--- Task statement ---
Would you copy out the whole listing exactly as given?
□ □ □
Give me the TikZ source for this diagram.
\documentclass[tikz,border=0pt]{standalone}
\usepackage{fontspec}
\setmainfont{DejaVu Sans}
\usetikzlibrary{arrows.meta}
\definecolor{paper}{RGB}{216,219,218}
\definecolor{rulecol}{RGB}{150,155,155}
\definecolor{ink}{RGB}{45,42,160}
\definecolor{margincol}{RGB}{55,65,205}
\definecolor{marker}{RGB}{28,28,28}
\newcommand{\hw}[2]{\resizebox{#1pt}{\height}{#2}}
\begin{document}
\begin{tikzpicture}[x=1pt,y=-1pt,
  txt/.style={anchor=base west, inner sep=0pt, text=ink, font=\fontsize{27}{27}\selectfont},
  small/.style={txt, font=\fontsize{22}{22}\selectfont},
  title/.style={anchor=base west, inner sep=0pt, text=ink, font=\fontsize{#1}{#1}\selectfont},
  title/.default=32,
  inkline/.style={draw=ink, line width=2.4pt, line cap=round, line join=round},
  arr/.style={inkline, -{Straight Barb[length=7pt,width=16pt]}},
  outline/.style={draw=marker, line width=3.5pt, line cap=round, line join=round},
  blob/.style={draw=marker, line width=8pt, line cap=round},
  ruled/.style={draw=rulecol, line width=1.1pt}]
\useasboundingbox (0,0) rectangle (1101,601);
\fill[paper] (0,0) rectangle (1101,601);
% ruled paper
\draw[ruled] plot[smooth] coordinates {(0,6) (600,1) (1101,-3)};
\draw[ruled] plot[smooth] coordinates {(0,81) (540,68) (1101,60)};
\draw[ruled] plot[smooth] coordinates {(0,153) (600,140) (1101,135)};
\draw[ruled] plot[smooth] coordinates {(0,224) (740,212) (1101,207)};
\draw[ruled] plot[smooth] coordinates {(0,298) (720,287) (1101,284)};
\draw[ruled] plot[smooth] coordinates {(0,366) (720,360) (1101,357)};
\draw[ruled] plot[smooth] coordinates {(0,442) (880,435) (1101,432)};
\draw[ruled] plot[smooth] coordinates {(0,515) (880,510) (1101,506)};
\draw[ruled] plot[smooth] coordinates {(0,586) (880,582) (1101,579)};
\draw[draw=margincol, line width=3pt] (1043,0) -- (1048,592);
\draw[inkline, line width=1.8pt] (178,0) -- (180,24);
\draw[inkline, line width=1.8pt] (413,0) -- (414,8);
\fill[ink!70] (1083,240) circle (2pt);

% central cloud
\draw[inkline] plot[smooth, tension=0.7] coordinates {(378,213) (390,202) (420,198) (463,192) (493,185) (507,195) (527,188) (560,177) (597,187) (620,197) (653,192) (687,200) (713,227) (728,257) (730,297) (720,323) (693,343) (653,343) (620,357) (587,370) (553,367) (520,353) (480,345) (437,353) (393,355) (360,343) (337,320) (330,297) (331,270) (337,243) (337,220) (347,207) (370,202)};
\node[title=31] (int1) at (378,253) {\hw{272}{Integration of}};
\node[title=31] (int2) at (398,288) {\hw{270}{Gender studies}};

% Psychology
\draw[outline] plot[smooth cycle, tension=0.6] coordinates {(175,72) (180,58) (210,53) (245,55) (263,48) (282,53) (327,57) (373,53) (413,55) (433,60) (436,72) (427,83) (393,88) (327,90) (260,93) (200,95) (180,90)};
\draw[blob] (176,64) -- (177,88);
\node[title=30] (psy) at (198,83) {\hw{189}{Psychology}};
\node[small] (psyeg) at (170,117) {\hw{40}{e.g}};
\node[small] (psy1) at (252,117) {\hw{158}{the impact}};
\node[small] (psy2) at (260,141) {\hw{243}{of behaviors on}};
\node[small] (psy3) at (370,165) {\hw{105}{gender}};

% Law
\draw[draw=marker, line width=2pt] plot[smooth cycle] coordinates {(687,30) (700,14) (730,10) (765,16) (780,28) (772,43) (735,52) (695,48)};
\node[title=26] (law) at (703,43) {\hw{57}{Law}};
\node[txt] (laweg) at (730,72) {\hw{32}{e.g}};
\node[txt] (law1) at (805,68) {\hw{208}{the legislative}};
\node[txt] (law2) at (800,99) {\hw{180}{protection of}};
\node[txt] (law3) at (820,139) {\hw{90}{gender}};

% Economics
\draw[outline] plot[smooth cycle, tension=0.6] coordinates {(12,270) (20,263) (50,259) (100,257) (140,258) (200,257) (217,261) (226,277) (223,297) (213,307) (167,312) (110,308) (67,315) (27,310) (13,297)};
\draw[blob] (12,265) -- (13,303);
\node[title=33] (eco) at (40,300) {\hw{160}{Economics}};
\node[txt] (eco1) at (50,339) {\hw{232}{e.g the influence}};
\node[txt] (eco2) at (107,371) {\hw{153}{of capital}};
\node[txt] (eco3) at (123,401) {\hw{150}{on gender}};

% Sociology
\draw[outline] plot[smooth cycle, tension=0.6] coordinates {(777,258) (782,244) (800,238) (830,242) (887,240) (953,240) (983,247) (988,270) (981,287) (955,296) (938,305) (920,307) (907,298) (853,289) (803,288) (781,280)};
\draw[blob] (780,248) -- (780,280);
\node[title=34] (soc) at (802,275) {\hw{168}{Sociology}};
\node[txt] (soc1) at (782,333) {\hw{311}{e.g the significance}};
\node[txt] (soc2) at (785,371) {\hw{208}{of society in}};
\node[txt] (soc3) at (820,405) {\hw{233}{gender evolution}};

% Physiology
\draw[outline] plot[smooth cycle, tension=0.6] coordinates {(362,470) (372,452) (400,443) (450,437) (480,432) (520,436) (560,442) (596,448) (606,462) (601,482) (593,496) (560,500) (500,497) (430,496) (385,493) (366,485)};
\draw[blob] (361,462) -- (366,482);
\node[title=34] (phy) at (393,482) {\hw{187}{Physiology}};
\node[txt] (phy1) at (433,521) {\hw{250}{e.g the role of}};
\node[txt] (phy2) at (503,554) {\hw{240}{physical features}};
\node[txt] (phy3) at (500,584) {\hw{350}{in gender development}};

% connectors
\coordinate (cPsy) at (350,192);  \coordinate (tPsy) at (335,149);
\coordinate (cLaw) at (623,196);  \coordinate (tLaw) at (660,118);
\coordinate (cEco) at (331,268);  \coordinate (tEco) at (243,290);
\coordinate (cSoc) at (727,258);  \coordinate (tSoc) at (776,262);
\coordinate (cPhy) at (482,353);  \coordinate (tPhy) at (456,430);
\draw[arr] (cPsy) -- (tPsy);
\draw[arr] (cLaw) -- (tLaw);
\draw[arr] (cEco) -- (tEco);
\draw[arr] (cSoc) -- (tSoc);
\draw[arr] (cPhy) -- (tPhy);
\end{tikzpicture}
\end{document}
□ □ □
--- Solved exercise ---
Give me the TikZ source for this diagram.
\documentclass[tikz,border=0pt]{standalone}
\usepackage{fontspec}
\setmainfont{DejaVu Sans}
\usetikzlibrary{arrows.meta}
\definecolor{paper}{RGB}{216,219,218}
\definecolor{rulecol}{RGB}{150,155,155}
\definecolor{ink}{RGB}{45,42,160}
\definecolor{margincol}{RGB}{55,65,205}
\definecolor{marker}{RGB}{28,28,28}
\newcommand{\hw}[2]{\resizebox{#1pt}{\height}{#2}}
\begin{document}
\begin{tikzpicture}[x=1pt,y=-1pt,
  txt/.style={anchor=base west, inner sep=0pt, text=ink, font=\fontsize{27}{27}\selectfont},
  small/.style={txt, font=\fontsize{22}{22}\selectfont},
  title/.style={anchor=base west, inner sep=0pt, text=ink, font=\fontsize{#1}{#1}\selectfont},
  title/.default=32,
  inkline/.style={draw=ink, line width=2.4pt, line cap=round, line join=round},
  arr/.style={inkline, -{Straight Barb[length=7pt,width=16pt]}},
  outline/.style={draw=marker, line width=3.5pt, line cap=round, line join=round},
  blob/.style={draw=marker, line width=8pt, line cap=round},
  ruled/.style={draw=rulecol, line width=1.1pt}]
\useasboundingbox (0,0) rectangle (1101,601);
\fill[paper] (0,0) rectangle (1101,601);
% ruled paper
\draw[ruled] plot[smooth] coordinates {(0,6) (600,1) (1101,-3)};
\draw[ruled] plot[smooth] coordinates {(0,81) (540,68) (1101,60)};
\draw[ruled] plot[smooth] coordinates {(0,153) (600,140) (1101,135)};
\draw[ruled] plot[smooth] coordinates {(0,224) (740,212) (1101,207)};
\draw[ruled] plot[smooth] coordinates {(0,298) (720,287) (1101,284)};
\draw[ruled] plot[smooth] coordinates {(0,366) (720,360) (1101,357)};
\draw[ruled] plot[smooth] coordinates {(0,442) (880,435) (1101,432)};
\draw[ruled] plot[smooth] coordinates {(0,515) (880,510) (1101,506)};
\draw[ruled] plot[smooth] coordinates {(0,586) (880,582) (1101,579)};
\draw[draw=margincol, line width=3pt] (1043,0) -- (1048,592);
\draw[inkline, line width=1.8pt] (178,0) -- (180,24);
\draw[inkline, line width=1.8pt] (413,0) -- (414,8);
\fill[ink!70] (1083,240) circle (2pt);

% central cloud
\draw[inkline] plot[smooth, tension=0.7] coordinates {(378,213) (390,202) (420,198) (463,192) (493,185) (507,195) (527,188) (560,177) (597,187) (620,197) (653,192) (687,200) (713,227) (728,257) (730,297) (720,323) (693,343) (653,343) (620,357) (587,370) (553,367) (520,353) (480,345) (437,353) (393,355) (360,343) (337,320) (330,297) (331,270) (337,243) (337,220) (347,207) (370,202)};
\node[title=31] (int1) at (378,253) {\hw{272}{Integration of}};
\node[title=31] (int2) at (398,288) {\hw{270}{Gender studies}};

% Psychology
\draw[outline] plot[smooth cycle, tension=0.6] coordinates {(175,72) (180,58) (210,53) (245,55) (263,48) (282,53) (327,57) (373,53) (413,55) (433,60) (436,72) (427,83) (393,88) (327,90) (260,93) (200,95) (180,90)};
\draw[blob] (176,64) -- (177,88);
\node[title=30] (psy) at (198,83) {\hw{189}{Psychology}};
\node[small] (psyeg) at (170,117) {\hw{40}{e.g}};
\node[small] (psy1) at (252,117) {\hw{158}{the impact}};
\node[small] (psy2) at (260,141) {\hw{243}{of behaviors on}};
\node[small] (psy3) at (370,165) {\hw{105}{gender}};

% Law
\draw[draw=marker, line width=2pt] plot[smooth cycle] coordinates {(687,30) (700,14) (730,10) (765,16) (780,28) (772,43) (735,52) (695,48)};
\node[title=26] (law) at (703,43) {\hw{57}{Law}};
\node[txt] (laweg) at (730,72) {\hw{32}{e.g}};
\node[txt] (law1) at (805,68) {\hw{208}{the legislative}};
\node[txt] (law2) at (800,99) {\hw{180}{protection of}};
\node[txt] (law3) at (820,139) {\hw{90}{gender}};

% Economics
\draw[outline] plot[smooth cycle, tension=0.6] coordinates {(12,270) (20,263) (50,259) (100,257) (140,258) (200,257) (217,261) (226,277) (223,297) (213,307) (167,312) (110,308) (67,315) (27,310) (13,297)};
\draw[blob] (12,265) -- (13,303);
\node[title=33] (eco) at (40,300) {\hw{160}{Economics}};
\node[txt] (eco1) at (50,339) {\hw{232}{e.g the influence}};
\node[txt] (eco2) at (107,371) {\hw{153}{of capital}};
\node[txt] (eco3) at (123,401) {\hw{150}{on gender}};

% Sociology
\draw[outline] plot[smooth cycle, tension=0.6] coordinates {(777,258) (782,244) (800,238) (830,242) (887,240) (953,240) (983,247) (988,270) (981,287) (955,296) (938,305) (920,307) (907,298) (853,289) (803,288) (781,280)};
\draw[blob] (780,248) -- (780,280);
\node[title=34] (soc) at (802,275) {\hw{168}{Sociology}};
\node[txt] (soc1) at (782,333) {\hw{311}{e.g the significance}};
\node[txt] (soc2) at (785,371) {\hw{208}{of society in}};
\node[txt] (soc3) at (820,405) {\hw{233}{gender evolution}};

% Physiology
\draw[outline] plot[smooth cycle, tension=0.6] coordinates {(362,470) (372,452) (400,443) (450,437) (480,432) (520,436) (560,442) (596,448) (606,462) (601,482) (593,496) (560,500) (500,497) (430,496) (385,493) (366,485)};
\draw[blob] (361,462) -- (366,482);
\node[title=34] (phy) at (393,482) {\hw{187}{Physiology}};
\node[txt] (phy1) at (433,521) {\hw{250}{e.g the role of}};
\node[txt] (phy2) at (503,554) {\hw{240}{physical features}};
\node[txt] (phy3) at (500,584) {\hw{350}{in gender development}};

% connectors
\coordinate (cPsy) at (350,192);  \coordinate (tPsy) at (335,149);
\coordinate (cLaw) at (623,196);  \coordinate (tLaw) at (660,118);
\coordinate (cEco) at (331,268);  \coordinate (tEco) at (243,290);
\coordinate (cSoc) at (727,258);  \coordinate (tSoc) at (776,262);
\coordinate (cPhy) at (482,353);  \coordinate (tPhy) at (456,430);
\draw[arr] (cPsy) -- (tPsy);
\draw[arr] (cLaw) -- (tLaw);
\draw[arr] (cEco) -- (tEco);
\draw[arr] (cSoc) -- (tSoc);
\draw[arr] (cPhy) -- (tPhy);
\end{tikzpicture}
\end{document}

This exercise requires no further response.